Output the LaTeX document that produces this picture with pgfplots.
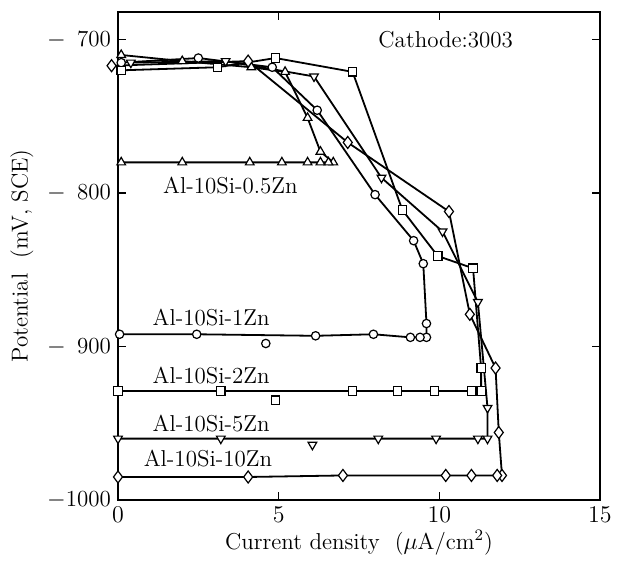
\documentclass[border=0pt]{standalone}
\usepackage{pgfplots}
\pgfplotsset{compat=1.18}

\begin{document}
\begin{tikzpicture}
\begin{axis}[
  scale only axis, width=241pt, height=244pt,
  xmin=0, xmax=15, ymin=-1000, ymax=-682,
  xtick={0,5,10,15}, ytick={-1000,-900,-800,-700},
  yticklabels={{$-$1000},{$-$\phantom{0}900},{$-$\phantom{0}800},{$-$\phantom{0}700}},
  xlabel={Current density\ \ ($\mu$A/cm$^2$)},
  ylabel={Potential\ \ (mV, SCE)},
  tick label style={font=\fontsize{11.5}{13}\selectfont},
  label style={font=\fontsize{11.5}{13}\selectfont},
  xlabel style={yshift=3pt},
  axis line style={line width=0.8pt},
  major tick length=4pt,
  tick style={line width=0.8pt, black},
  clip=false,
  every axis plot/.append style={black, line width=0.9pt, mark size=2.1pt,
    mark options={fill=white, solid, line width=0.6pt}},
]
% Al-10Si-0.5Zn
\addplot[mark=triangle*, mark size=2.5pt] coordinates {
(0.1,-710) (2.0,-714) (4.15,-718) (5.2,-721) (5.9,-751) (6.3,-773) (6.7,-780)
(6.55,-780) (6.3,-780) (5.9,-780) (5.1,-780) (4.1,-780) (2.0,-780) (0.1,-780)
};
% Al-10Si-1Zn
\addplot[mark=*] coordinates {
(0.1,-715) (2.5,-712) (4.8,-718) (6.2,-746) (8.0,-801) (9.2,-831) (9.5,-846)
(9.6,-885) (9.6,-894) (9.4,-894) (9.1,-894) (7.95,-892) (6.15,-893) (2.45,-892) (0.05,-892)
};
\addplot[only marks, mark=*] coordinates {(4.6,-898)};
% Al-10Si-2Zn
\addplot[mark=square*] coordinates {
(0.1,-720) (3.1,-718) (4.9,-712) (7.3,-721) (8.85,-811) (9.95,-841) (11.05,-849)
(11.3,-914) (11.3,-929) (11.0,-929) (9.85,-929) (8.7,-929) (7.3,-929) (3.2,-929) (0,-929)
};
\addplot[only marks, mark=square*] coordinates {(4.9,-935)};
% Al-10Si-5Zn
\addplot[mark=triangle*, mark size=2.5pt,
  mark options={fill=white, solid, line width=0.6pt, rotate=180}] coordinates {
(0.4,-715) (3.35,-714) (6.1,-724) (8.2,-790) (10.1,-825) (11.2,-871) (11.5,-940)
(11.5,-960) (11.2,-960) (9.9,-960) (8.1,-960) (3.2,-960) (0,-960)
};
\addplot[only marks, mark=triangle*, mark size=2.5pt,
  mark options={fill=white, solid, line width=0.6pt, rotate=180}] coordinates {(6.05,-964)};
% Al-10Si-10Zn
\addplot[mark=diamond*, mark size=3pt] coordinates {
(-0.2,-717) (4.05,-714) (7.15,-767) (10.3,-812) (10.95,-879) (11.75,-914) (11.85,-956)
(11.95,-984) (11.8,-984) (11.0,-984) (10.2,-984) (7.0,-984) (4.05,-985) (0,-985)
};

\node[font=\fontsize{11.5}{13}\selectfont] at (axis cs:10.2,-700) {Cathode:3003};
\node[font=\fontsize{11.5}{13}\selectfont] at (axis cs:3.5,-795) {Al-10Si-0.5Zn};
\node[font=\fontsize{11.5}{13}\selectfont] at (axis cs:2.9,-881) {Al-10Si-1Zn};
\node[font=\fontsize{11.5}{13}\selectfont] at (axis cs:2.9,-919) {Al-10Si-2Zn};
\node[font=\fontsize{11.5}{13}\selectfont] at (axis cs:2.9,-950) {Al-10Si-5Zn};
\node[font=\fontsize{11.5}{13}\selectfont] at (axis cs:2.8,-973) {Al-10Si-10Zn};
\end{axis}
\path (current axis.south west) ++(-59pt,-27.5pt) rectangle ([shift={(11.5pt,6pt)}]current axis.north east);
\end{tikzpicture}
\end{document}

» **Aim of the exercise**
Return the listing above word for word, with the pictures removed.

» **The result**
Output the LaTeX document that produces this picture with pgfplots.
\documentclass[border=0pt]{standalone}
\usepackage{pgfplots}
\pgfplotsset{compat=1.18}

\begin{document}
\begin{tikzpicture}
\begin{axis}[
  scale only axis, width=241pt, height=244pt,
  xmin=0, xmax=15, ymin=-1000, ymax=-682,
  xtick={0,5,10,15}, ytick={-1000,-900,-800,-700},
  yticklabels={{$-$1000},{$-$\phantom{0}900},{$-$\phantom{0}800},{$-$\phantom{0}700}},
  xlabel={Current density\ \ ($\mu$A/cm$^2$)},
  ylabel={Potential\ \ (mV, SCE)},
  tick label style={font=\fontsize{11.5}{13}\selectfont},
  label style={font=\fontsize{11.5}{13}\selectfont},
  xlabel style={yshift=3pt},
  axis line style={line width=0.8pt},
  major tick length=4pt,
  tick style={line width=0.8pt, black},
  clip=false,
  every axis plot/.append style={black, line width=0.9pt, mark size=2.1pt,
    mark options={fill=white, solid, line width=0.6pt}},
]
% Al-10Si-0.5Zn
\addplot[mark=triangle*, mark size=2.5pt] coordinates {
(0.1,-710) (2.0,-714) (4.15,-718) (5.2,-721) (5.9,-751) (6.3,-773) (6.7,-780)
(6.55,-780) (6.3,-780) (5.9,-780) (5.1,-780) (4.1,-780) (2.0,-780) (0.1,-780)
};
% Al-10Si-1Zn
\addplot[mark=*] coordinates {
(0.1,-715) (2.5,-712) (4.8,-718) (6.2,-746) (8.0,-801) (9.2,-831) (9.5,-846)
(9.6,-885) (9.6,-894) (9.4,-894) (9.1,-894) (7.95,-892) (6.15,-893) (2.45,-892) (0.05,-892)
};
\addplot[only marks, mark=*] coordinates {(4.6,-898)};
% Al-10Si-2Zn
\addplot[mark=square*] coordinates {
(0.1,-720) (3.1,-718) (4.9,-712) (7.3,-721) (8.85,-811) (9.95,-841) (11.05,-849)
(11.3,-914) (11.3,-929) (11.0,-929) (9.85,-929) (8.7,-929) (7.3,-929) (3.2,-929) (0,-929)
};
\addplot[only marks, mark=square*] coordinates {(4.9,-935)};
% Al-10Si-5Zn
\addplot[mark=triangle*, mark size=2.5pt,
  mark options={fill=white, solid, line width=0.6pt, rotate=180}] coordinates {
(0.4,-715) (3.35,-714) (6.1,-724) (8.2,-790) (10.1,-825) (11.2,-871) (11.5,-940)
(11.5,-960) (11.2,-960) (9.9,-960) (8.1,-960) (3.2,-960) (0,-960)
};
\addplot[only marks, mark=triangle*, mark size=2.5pt,
  mark options={fill=white, solid, line width=0.6pt, rotate=180}] coordinates {(6.05,-964)};
% Al-10Si-10Zn
\addplot[mark=diamond*, mark size=3pt] coordinates {
(-0.2,-717) (4.05,-714) (7.15,-767) (10.3,-812) (10.95,-879) (11.75,-914) (11.85,-956)
(11.95,-984) (11.8,-984) (11.0,-984) (10.2,-984) (7.0,-984) (4.05,-985) (0,-985)
};

\node[font=\fontsize{11.5}{13}\selectfont] at (axis cs:10.2,-700) {Cathode:3003};
\node[font=\fontsize{11.5}{13}\selectfont] at (axis cs:3.5,-795) {Al-10Si-0.5Zn};
\node[font=\fontsize{11.5}{13}\selectfont] at (axis cs:2.9,-881) {Al-10Si-1Zn};
\node[font=\fontsize{11.5}{13}\selectfont] at (axis cs:2.9,-919) {Al-10Si-2Zn};
\node[font=\fontsize{11.5}{13}\selectfont] at (axis cs:2.9,-950) {Al-10Si-5Zn};
\node[font=\fontsize{11.5}{13}\selectfont] at (axis cs:2.8,-973) {Al-10Si-10Zn};
\end{axis}
\path (current axis.south west) ++(-59pt,-27.5pt) rectangle ([shift={(11.5pt,6pt)}]current axis.north east);
\end{tikzpicture}
\end{document}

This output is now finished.